Typography Scale & Hierarchy

Most design systems demonstrate a typography scale in documentation as a vertical stack. That’s not enough. A typographic system should also establish constructs like body text, headings, color, responsiveness, color, and other fine-grained details.

Body Text

Systems leverage a type scale to offer core text sizes — often named simply as text or body — that include small, medium, large, and if you need it, xs, xl, and so on. Most systems need three or so (thus, my comfort with using t-shirt sizes). Start with a few and expand as necessary as component designs – and page compositions in the wild.

Body copy may also offer a distinct “Lead” (alternatively, “Lede”) paragraph to open a page, such as in an article (more on that later). Thus, a simple S/M/L scale may also need other variants lead. This is especially relevant in systems offering multiple sizes, since a Lead for larger, lower density displays would be larger than a Lead for smaller, high density alternatives.

Text Color


Color also plays a key role in an interface’s typographic hierarchy, often by established types like:

  • Primary, for most interface text whether body or heading.
  • Secondary, for diminished contrast (often, the “gray text”) for supplemental information.
  • Interactive, not just for links but also flat buttons, tab labels, and more
  • Disabled, often resulting is especially lower contrast treatments
  • Error, usually red, for the highest contrast with its surroundings

When it comes to naming text colors based on intent, I find the Hudl Uniform names the most intriguing: default, contrast, subtle, and nonessential. Such names balance the tradeoffs of stronger control with greater abstraction (and thus, less self-evident reuse).

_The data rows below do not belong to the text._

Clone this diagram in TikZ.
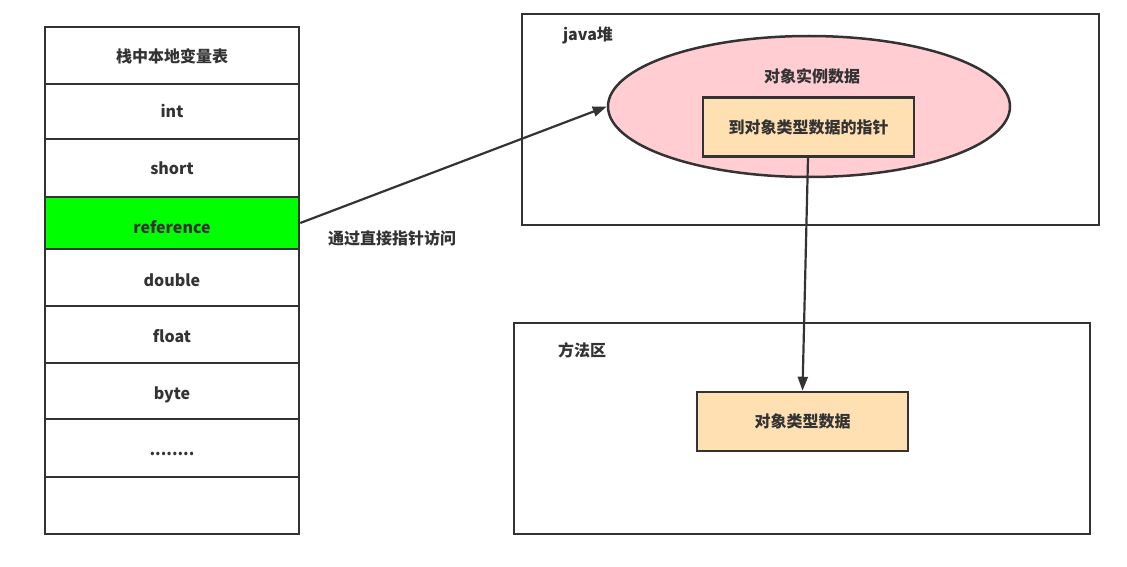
\documentclass[tikz,border=0pt]{standalone}
\usepackage{fontspec}
\setmainfont{Noto Sans CJK SC}
\usetikzlibrary{shapes.geometric,arrows.meta}
\definecolor{ln}{HTML}{333333}
\definecolor{pinkf}{HTML}{FFCDD2}
\definecolor{orangef}{HTML}{FFE0B2}
\definecolor{greenf}{HTML}{00FF00}
\newcommand{\dn}[2]{\raisebox{-#1pt}[0pt][0pt]{#2}}
\tikzset{
  cell/.style={draw=ln,line width=2.5pt,rectangle,inner sep=0,minimum width=254pt,font=\fontsize{16}{18}\selectfont\bfseries,text=ln},
  area/.style={draw=ln,line width=2.5pt,rectangle,inner sep=0},
  inbox/.style={draw=ln,line width=2.5pt,fill=orangef,rectangle,inner sep=0,minimum width=211pt,minimum height=59pt,font=\fontsize{16}{18}\selectfont\bfseries,text=ln},
  lbl/.style={font=\fontsize{16}{18}\selectfont\bfseries,text=ln,inner sep=0},
  conn/.style={draw=ln,line width=2.2pt,-{Triangle[length=14pt,width=10pt]}},
}
\begin{document}
\begin{tikzpicture}[x=1pt,y=-1pt]
\useasboundingbox (0,0) rectangle (1127,567);
% stack column
\node[cell,minimum height=57pt] (r0) at (172,55.5) {\dn{7.5}{栈中本地变量表}};
\node[cell,minimum height=55pt] (r1) at (172,111.5) {\dn{6.5}{int}};
\node[cell,minimum height=58pt] (r2) at (172,168) {\dn{6}{short}};
\node[cell,minimum height=52pt,fill=greenf] (r3) at (172,223) {\dn{10}{reference}};
\node[cell,minimum height=57pt] (r4) at (172,277.5) {\dn{8.5}{double}};
\node[cell,minimum height=57pt] (r5) at (172,334.5) {\dn{7.5}{float}};
\node[cell,minimum height=56pt] (r6) at (172,391) {\dn{8}{byte}};
\node[cell,minimum height=58pt] (r7) at (172,448) {\dn{7.5}{........}};
\node[cell,minimum height=57pt] (r8) at (172,505.5) {};
% java heap
\node[area,minimum width=577pt,minimum height=211pt] (heap) at (810.5,119.5) {};
\node[lbl] (heapl) at (588,35.5) {java堆};
\node[ellipse,draw=ln,line width=2.5pt,fill=pinkf,minimum width=402pt,minimum height=141pt,inner sep=0] (obj) at (809,106.5) {};
\node[lbl] (objl) at (812,76) {对象实例数据};
\node[inbox] (ptr) at (808.5,127) {到对象类型数据的指针};
% method area
\node[area,minimum width=576pt,minimum height=211pt] (meth) at (802,428.5) {};
\node[lbl] (methl) at (582,350) {方法区};
\node[inbox] (type) at (802.5,421.5) {对象类型数据};
% connectors
\draw[conn] (r3.east) -- (obj.west);
\node[lbl] (acc) at (392,238) {通过直接指针访问};
\draw[conn] ([xshift=-0.5pt]ptr.south) -- (type.north);
\end{tikzpicture}
\end{document}
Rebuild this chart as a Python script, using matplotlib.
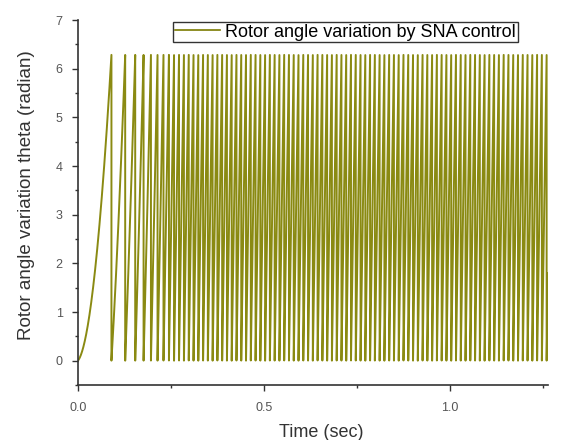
import numpy as np
import matplotlib
matplotlib.use("Agg")
import matplotlib.pyplot as plt
from matplotlib.ticker import MultipleLocator

speed_t = [0.0, 0.03, 0.06, 0.09, 0.11, 0.14, 0.165, 0.185, 0.205, 0.225, 0.25, 0.30, 1.30]
speed_w = [10, 50, 90, 130, 175, 233, 280, 315, 354, 400, 460, 490, 490]

x_ticks = [0.0, 0.5, 1.0]
x_tick_labels = ["0.0", "0.5", "1.0"]
y_ticks = [0, 1, 2, 3, 4, 5, 6, 7]

legend_label = "Rotor angle variation by SNA control"

# Rotor angle = integral of speed, wrapped to [0, 2*pi)
t = np.arange(0, 1.27, 1e-5)
w = np.interp(t, speed_t, speed_w)
angle = np.concatenate([[0], np.cumsum((w[1:] + w[:-1]) / 2 * np.diff(t))])
theta = np.mod(angle, 2 * np.pi)

plt.rcParams['font.family'] = ['Liberation Sans', 'DejaVu Sans']

fig = plt.figure(figsize=(5.65, 4.4), dpi=100)
ax = fig.add_axes([78/565, 1-385/440, 470/565, 365/440])

ax.plot(t, theta, color='#8a8a12', linewidth=1.4, label=legend_label)

ax.set_xlim(0, 1.263)
ax.set_ylim(-0.5, 7)
ax.set_xticks(x_ticks)
ax.set_xticklabels(x_tick_labels)
ax.set_yticks(y_ticks)
ax.xaxis.set_minor_locator(MultipleLocator(0.25))
ax.yaxis.set_minor_locator(MultipleLocator(0.5))

for s in ['top', 'right']:
    ax.spines[s].set_visible(False)
for s in ['left', 'bottom']:
    ax.spines[s].set_color('#333333')
    ax.spines[s].set_linewidth(1.2)

ax.tick_params(which='major', direction='out', length=4, width=1, colors='#333333',
               labelcolor='#555555', labelsize=9)
ax.tick_params(axis='x', which='major', pad=8)
ax.tick_params(axis='y', which='major', pad=7)
ax.tick_params(which='minor', direction='out', length=2.5, width=1, colors='#333333')

ax.set_xlabel("Time (sec)", fontsize=13, color='#333333')
ax.set_ylabel("Rotor angle variation theta (radian)", fontsize=13.5, color='#333333')
ax.xaxis.set_label_coords(0.517, -0.129)
ax.xaxis.label.set_va('center')
ax.yaxis.set_label_coords(-0.109, 0.52)
ax.yaxis.label.set_va('center')

leg = ax.legend(loc='upper right', bbox_to_anchor=(0.936, 0.995), fontsize=13,
                frameon=True, fancybox=False, borderpad=0.1, handlelength=2.5,
                handletextpad=0.3, borderaxespad=0)
leg.get_frame().set_edgecolor('#333333')
leg.get_frame().set_linewidth(1.0)
leg.get_frame().set_alpha(1)
for l in leg.get_lines():
    l.set_linewidth(1.2)
    l.set_color('#7a7a00')

fig.savefig("out.png", dpi=100)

These types are typical, encountered during early component designs like button, input and link. As a library grows, they become littered throughout the component catalog via tools like tokens and mixin. Notably, they become necessary as component designs span in light and dark settings.

For example, in the Yoursite.com library (far less rigorously maintained, cobbler’s children and all), we employ a text coloring mixin that iterates through background colors, by type.